With the above discussion out of the way, I’m now going to cover implementation. I have personally developed risk calculators in both Python and Microsoft Excel, I find excel is generally simpler, but if you’re more comfortable with coding, you may prefer to do it that way.

In the interests of not encouraging people to blindly copy high risk strategies, I will explain the implementation rather than providing spreadsheets. If you are looking for a simple copy paste solution to make easy money, you should look elsewhere.

The first step is to calculate the risk to reward ratio, this is simply the distance from the entry to target divided by the distance from entry to stop loss (or expected fill) for longs, or the reverse for shorts. The next component to the formula is the probability of profit, a manually entered field, for now we’ll use a historical average winrate for your strategy.

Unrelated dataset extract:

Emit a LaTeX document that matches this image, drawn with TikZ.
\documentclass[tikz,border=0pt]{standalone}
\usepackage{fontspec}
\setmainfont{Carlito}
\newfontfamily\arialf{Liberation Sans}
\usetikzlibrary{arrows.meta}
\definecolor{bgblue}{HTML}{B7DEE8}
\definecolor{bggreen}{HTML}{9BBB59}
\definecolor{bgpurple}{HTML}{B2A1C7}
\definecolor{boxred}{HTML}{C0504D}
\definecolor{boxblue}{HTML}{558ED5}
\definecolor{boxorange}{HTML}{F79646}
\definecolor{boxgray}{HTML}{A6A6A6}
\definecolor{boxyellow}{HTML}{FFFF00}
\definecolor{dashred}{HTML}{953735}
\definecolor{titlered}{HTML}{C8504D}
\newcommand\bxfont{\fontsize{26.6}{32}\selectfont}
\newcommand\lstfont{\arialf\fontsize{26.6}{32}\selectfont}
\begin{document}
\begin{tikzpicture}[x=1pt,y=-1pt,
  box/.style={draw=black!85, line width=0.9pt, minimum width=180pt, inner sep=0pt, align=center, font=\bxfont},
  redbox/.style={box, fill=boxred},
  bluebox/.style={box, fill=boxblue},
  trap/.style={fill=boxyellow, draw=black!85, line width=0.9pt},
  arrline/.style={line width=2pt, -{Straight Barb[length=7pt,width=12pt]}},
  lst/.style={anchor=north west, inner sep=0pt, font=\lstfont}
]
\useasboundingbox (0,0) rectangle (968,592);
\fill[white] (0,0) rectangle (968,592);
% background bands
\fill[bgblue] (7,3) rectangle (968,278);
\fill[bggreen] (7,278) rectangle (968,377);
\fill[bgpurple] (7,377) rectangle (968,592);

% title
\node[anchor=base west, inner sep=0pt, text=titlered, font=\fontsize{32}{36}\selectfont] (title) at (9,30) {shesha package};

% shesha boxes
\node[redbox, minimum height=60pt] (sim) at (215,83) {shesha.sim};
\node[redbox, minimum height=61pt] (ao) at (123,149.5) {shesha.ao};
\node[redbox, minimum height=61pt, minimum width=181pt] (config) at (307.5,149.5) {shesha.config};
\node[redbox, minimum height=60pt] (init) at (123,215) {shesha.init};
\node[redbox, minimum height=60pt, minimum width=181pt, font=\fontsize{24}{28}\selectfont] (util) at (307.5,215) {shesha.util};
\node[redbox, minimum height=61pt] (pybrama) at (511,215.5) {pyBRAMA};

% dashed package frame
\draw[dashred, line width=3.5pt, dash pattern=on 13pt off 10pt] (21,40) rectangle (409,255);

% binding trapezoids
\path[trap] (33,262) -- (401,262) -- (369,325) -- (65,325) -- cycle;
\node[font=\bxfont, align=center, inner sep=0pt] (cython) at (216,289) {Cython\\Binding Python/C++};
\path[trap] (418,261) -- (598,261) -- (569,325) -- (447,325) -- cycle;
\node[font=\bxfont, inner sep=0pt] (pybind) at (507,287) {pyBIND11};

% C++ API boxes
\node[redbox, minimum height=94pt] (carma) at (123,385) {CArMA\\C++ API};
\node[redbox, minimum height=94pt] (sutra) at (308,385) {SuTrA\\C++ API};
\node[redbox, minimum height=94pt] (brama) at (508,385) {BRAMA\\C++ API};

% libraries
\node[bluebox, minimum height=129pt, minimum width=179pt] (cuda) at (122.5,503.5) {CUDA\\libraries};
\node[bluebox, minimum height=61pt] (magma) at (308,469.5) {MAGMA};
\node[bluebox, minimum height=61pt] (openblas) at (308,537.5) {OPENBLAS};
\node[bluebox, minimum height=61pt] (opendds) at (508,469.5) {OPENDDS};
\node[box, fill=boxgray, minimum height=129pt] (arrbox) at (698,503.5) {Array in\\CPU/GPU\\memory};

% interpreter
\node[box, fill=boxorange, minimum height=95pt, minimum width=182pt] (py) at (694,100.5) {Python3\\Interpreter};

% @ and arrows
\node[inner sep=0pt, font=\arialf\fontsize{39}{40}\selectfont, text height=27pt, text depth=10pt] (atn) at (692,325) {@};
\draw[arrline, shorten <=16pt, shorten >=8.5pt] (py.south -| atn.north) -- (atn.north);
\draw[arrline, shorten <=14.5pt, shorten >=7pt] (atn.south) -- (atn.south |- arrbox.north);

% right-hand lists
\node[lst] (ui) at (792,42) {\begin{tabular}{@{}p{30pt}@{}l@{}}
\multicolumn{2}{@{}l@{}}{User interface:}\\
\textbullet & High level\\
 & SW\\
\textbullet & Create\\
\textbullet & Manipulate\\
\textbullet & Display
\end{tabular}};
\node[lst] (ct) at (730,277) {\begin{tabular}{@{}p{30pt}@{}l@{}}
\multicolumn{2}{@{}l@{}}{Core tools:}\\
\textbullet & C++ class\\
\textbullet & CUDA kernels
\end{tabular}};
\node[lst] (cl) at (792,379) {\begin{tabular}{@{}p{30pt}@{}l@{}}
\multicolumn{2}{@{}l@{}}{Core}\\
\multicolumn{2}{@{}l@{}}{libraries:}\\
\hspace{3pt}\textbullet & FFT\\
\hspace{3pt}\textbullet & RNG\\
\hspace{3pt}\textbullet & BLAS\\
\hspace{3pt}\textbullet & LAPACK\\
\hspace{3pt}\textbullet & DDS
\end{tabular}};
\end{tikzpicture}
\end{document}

Next the % risk is calculated with the base kelly formula I mentioned originally, to avoid negatives I added the excel max function (MAX(FORMULA,0.0000001). In our implementation that is probability (expressed fractionally) – (1/probability)/r ratio). The hard part of the job is now over, now all that’s needed is to calculate the actual position size.

Multiply the kelly risk by the kelly factor you’ve determined meets your risk appetite and then account balance/((entry-stop)/stop*100)/risk%. You can then add more columns if you’d like to calculate the $ value of the position, and the gain / loss but that is optional.

## Conclusion

While there are no silver bullets, managing position sizing in a sensible manner is the easiest way to go from a profitable trader to an immensely profitable trader. Understanding expected risk, performance and drawdowns is absolutely essential to any aspiring trader.